Barrado portenho - MIRIAM LEITÃO
O GLOBO - 21/10
Dois milhões de pares de sapatos brasileiros deveriam estar pisando solo argentino. Estão impedidos de cruzar a fronteira. Foram comprados e não podem ser entregues pelas medidas protecionistas do governo Kirchner. A indústria de máquinas e aparelhos elétricos deixou de faturar US$ 750 milhões pelas restrições. As automobilística e aeronáutica exportaram US$ 1 bilhão a menos.
A exportação da indústria química caiu US$ 200 milhões. A coluna entrou em contato nos últimos dias com vários setores prejudicados pelo protecionismo argentino. Eles se queixam de que o governo brasileiro está passivo e não tem defendido os interesses da indústria. Nem os empresários argentinos compreendem a postura do governo brasileiro diante das medidas de restrição ao comércio.
Os executivos argentinos não falam abertamente porque têm medo de retaliações por parte do ministro Guillermo Moreno, que controla tudo com mão de ferro. Um empresário do ramo de máquinas que faz negócios com o Brasil contou que o governo tem usado até a TV estatal para expor quem faz críticas à política de restrição à importação.

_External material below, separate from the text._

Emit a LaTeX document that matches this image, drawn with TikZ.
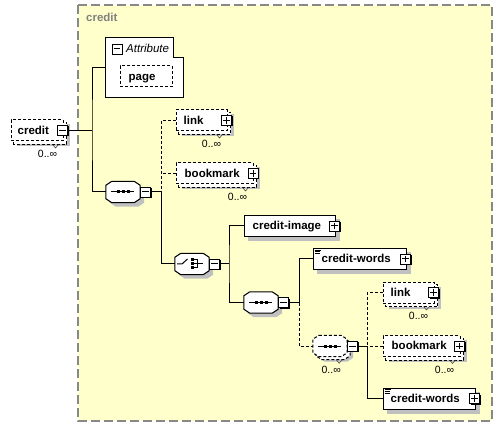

- Estamos vivendo uma ditadura no comércio exterior. Quem fala mal do governo é criticado na TV. Nós, argentinos, somos favoráveis ao Brasil porque as medidas econômicas são irracionais. Já ouvi queixa de empresário brasileiro que recebeu ligação de um alto integrante do governo argentino para que reduzisse preços. E ele baixou, por medo - disse o executivo argentino.
Nosso saldo comercial com os argentinos caiu de US$ 4,4 bilhões para US$ 1,8 bi este ano. De janeiro a setembro, exportamos US$ 13,4 bilhões. No mesmo período de 2011, foram US$ 16,8 bi. Não há problema algum na redução do saldo, mas o que preocupa é a forma como as exportações estão caindo. O governo argentino acabou com a licença automática de importação. Só pode importar quem o governo autoriza e a decisão é arbitrária, segundo empresários.
- A indústria de calçados tem 2,2 milhões de pares que já foram vendidos mas aguardam liberação para entrar. Há mais de 50 mil pares pendentes de 2011. São mais de nove meses de espera e ninguém sabe os critérios técnicos da restrição - disse o diretor da Abicalçados (Associação da Indústria de Calçados) Heitor Klein.
O diretor de comércio exterior da Abimaq (Associação da Indústria de Máquinas), Klaus Curt Müller, disse que a perda está na casa de 30%, com picos de 50%. A saída é buscar outros mercados.
- A Argentina é um mercado importante, mas os empresários brasileiros estão tendo que mirar outros países na América do Sul, como a Colômbia, para compensar - disse Muller.
De janeiro a setembro, a receita de manufaturados caiu de US$ 15 bilhões para US$ 12 bi, em relação a 2011. A venda de veículos de transporte, que inclui veículos, aeronaves e embarcações, foi US$ 1 bilhão menor, uma queda de 16%. A exportação de automóveis leves caiu quase 30%; de tratores, 20%.
A Argentina passa por uma crise de divisas. Está faltando dólares no país. O governo decidiu que as empresas só podem importar se comprovarem que estão exportando. É a volta do comércio compensado, dos anos 70.
- Regredimos 30 anos na Argentina. Os empresários brasileiros também estão sendo prejudicados e não podemos contar nem com uma postura mais firme do governo brasileiro - disse o empresário argentino.
O normal seria o governo usar os canais diplomáticos para defender os interesses das empresas brasileiras atingidas pelo intervencionismo e protecionismo da Argentina.